* [WRITTEN INSTRUCTION] Scan the records below for the line containing "Reproduce this chart with matplotlib." and the line containing "jump = slice(3, 7)". Copy both, plus every line between, exactly.

* [EXERCISE INPUTS]
^^^^

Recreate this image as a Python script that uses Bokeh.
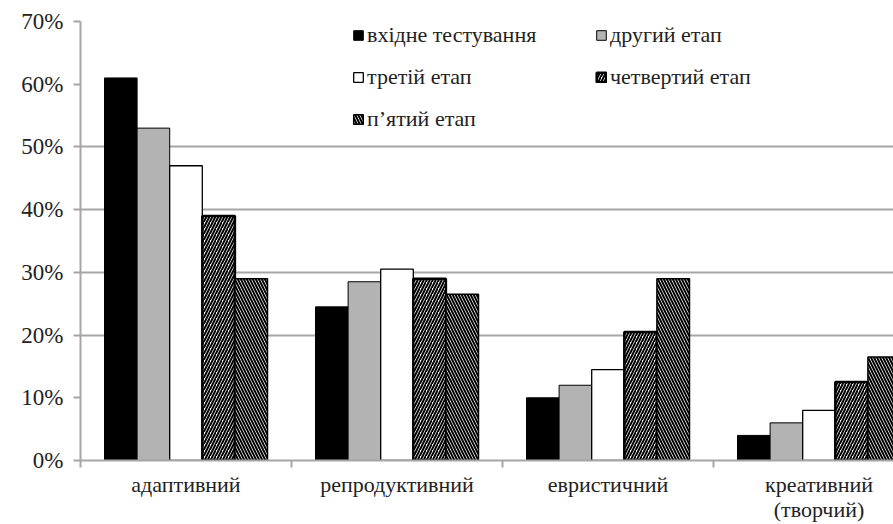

^^^^

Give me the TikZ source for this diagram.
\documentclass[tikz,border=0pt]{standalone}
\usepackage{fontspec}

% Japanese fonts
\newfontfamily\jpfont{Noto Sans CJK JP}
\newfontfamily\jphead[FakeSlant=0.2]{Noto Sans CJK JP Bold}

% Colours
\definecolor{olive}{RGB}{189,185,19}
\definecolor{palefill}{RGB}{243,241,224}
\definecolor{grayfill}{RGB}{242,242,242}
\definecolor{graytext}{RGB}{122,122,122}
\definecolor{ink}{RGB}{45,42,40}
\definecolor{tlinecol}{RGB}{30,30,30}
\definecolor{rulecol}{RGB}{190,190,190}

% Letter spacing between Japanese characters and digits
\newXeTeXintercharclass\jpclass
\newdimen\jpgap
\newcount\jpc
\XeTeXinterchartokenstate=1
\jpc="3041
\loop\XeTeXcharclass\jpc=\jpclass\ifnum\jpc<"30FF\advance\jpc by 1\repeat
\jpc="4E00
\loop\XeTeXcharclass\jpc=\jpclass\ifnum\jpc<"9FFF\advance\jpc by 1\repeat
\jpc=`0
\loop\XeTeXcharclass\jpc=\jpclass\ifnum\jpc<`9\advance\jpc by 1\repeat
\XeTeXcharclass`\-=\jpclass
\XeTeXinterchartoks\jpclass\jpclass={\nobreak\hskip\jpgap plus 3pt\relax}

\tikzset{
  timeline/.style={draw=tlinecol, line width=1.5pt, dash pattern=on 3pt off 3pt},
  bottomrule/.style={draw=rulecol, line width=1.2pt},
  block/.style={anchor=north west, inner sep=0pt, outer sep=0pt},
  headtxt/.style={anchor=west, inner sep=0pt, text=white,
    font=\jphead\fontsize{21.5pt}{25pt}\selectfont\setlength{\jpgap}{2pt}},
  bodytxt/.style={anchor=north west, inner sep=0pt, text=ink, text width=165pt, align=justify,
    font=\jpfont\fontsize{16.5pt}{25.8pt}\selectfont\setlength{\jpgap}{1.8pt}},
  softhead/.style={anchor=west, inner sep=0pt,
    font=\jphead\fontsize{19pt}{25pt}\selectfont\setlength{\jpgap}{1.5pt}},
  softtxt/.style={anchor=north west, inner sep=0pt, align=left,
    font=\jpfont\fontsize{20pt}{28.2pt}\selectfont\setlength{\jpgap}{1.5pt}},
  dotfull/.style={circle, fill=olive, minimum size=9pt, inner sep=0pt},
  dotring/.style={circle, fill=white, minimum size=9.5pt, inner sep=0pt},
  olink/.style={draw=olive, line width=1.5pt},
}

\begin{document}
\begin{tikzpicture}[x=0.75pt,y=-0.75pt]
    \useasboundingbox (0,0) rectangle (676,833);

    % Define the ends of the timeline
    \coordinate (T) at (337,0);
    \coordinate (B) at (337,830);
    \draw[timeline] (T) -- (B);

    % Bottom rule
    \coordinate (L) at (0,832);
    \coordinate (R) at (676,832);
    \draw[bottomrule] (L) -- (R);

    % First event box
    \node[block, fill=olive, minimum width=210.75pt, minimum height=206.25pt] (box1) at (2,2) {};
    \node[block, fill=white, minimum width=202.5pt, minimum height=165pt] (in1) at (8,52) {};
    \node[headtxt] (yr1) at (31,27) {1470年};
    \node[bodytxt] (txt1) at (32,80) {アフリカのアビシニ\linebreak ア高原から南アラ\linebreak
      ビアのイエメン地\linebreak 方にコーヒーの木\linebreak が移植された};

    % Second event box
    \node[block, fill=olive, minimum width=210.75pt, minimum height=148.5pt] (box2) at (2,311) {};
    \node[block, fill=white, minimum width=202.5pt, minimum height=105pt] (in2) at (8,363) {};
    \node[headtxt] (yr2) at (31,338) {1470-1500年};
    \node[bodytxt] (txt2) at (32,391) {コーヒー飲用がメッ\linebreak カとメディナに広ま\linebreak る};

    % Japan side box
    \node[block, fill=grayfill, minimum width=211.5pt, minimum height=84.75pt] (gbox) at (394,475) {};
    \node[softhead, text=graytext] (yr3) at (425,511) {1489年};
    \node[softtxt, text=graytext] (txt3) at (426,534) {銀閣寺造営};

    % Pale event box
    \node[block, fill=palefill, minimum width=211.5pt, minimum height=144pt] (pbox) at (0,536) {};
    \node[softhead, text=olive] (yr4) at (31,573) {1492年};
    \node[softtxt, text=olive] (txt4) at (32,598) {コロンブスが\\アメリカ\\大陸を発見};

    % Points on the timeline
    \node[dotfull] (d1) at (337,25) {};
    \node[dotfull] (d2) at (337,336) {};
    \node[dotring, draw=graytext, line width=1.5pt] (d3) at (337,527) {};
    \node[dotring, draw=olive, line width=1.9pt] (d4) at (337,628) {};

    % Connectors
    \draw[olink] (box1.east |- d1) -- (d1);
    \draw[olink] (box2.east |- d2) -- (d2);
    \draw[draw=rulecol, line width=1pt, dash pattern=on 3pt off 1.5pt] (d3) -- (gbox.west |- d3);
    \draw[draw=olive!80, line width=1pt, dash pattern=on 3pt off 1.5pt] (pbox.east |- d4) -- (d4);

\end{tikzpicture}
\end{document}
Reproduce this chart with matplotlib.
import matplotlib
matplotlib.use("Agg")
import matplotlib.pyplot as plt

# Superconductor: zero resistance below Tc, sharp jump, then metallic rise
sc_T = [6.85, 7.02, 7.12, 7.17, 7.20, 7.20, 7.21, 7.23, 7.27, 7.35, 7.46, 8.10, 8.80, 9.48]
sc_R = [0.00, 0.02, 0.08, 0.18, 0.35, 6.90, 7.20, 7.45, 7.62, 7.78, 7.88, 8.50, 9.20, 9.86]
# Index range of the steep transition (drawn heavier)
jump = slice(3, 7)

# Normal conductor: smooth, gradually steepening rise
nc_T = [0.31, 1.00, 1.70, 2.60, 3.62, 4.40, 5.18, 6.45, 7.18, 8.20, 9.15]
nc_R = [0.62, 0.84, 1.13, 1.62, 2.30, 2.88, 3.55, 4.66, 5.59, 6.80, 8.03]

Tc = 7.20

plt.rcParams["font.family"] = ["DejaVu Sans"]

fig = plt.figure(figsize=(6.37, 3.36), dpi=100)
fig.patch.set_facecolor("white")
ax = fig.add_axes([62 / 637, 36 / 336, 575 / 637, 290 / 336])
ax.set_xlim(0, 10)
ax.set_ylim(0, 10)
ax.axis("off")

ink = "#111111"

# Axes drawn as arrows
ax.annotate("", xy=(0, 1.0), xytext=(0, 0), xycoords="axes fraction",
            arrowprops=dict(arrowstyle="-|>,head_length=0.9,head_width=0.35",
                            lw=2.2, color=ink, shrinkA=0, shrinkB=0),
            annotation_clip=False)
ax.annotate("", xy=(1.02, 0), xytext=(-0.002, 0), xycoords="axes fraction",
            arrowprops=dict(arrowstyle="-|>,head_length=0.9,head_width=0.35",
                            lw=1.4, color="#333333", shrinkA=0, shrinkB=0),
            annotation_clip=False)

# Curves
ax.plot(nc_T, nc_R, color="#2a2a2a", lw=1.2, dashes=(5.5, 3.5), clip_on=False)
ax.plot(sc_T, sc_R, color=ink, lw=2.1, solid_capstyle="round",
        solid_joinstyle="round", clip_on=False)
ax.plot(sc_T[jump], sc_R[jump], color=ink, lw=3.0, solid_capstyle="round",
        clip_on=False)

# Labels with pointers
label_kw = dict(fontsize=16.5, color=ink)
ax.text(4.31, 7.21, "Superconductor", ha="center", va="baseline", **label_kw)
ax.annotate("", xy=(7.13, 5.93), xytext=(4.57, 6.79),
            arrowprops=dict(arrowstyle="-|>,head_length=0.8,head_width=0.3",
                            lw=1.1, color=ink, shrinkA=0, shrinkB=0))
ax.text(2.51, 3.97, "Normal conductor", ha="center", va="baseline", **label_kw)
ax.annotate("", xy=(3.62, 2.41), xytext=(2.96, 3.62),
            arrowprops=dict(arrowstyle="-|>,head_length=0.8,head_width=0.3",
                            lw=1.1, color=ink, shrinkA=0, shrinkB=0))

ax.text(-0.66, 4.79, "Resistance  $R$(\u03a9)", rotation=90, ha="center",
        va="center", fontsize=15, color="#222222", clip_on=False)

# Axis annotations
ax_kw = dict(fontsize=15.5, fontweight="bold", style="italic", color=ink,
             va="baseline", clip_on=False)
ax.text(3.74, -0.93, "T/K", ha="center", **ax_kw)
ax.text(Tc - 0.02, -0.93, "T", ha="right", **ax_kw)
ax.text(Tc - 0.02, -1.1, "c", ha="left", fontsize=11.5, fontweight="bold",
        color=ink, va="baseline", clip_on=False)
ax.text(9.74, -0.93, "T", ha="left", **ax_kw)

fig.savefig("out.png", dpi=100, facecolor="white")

^^^^

* [TASK RESULT]
Reproduce this chart with matplotlib.
import matplotlib
matplotlib.use("Agg")
import matplotlib.pyplot as plt

# Superconductor: zero resistance below Tc, sharp jump, then metallic rise
sc_T = [6.85, 7.02, 7.12, 7.17, 7.20, 7.20, 7.21, 7.23, 7.27, 7.35, 7.46, 8.10, 8.80, 9.48]
sc_R = [0.00, 0.02, 0.08, 0.18, 0.35, 6.90, 7.20, 7.45, 7.62, 7.78, 7.88, 8.50, 9.20, 9.86]
# Index range of the steep transition (drawn heavier)
jump = slice(3, 7)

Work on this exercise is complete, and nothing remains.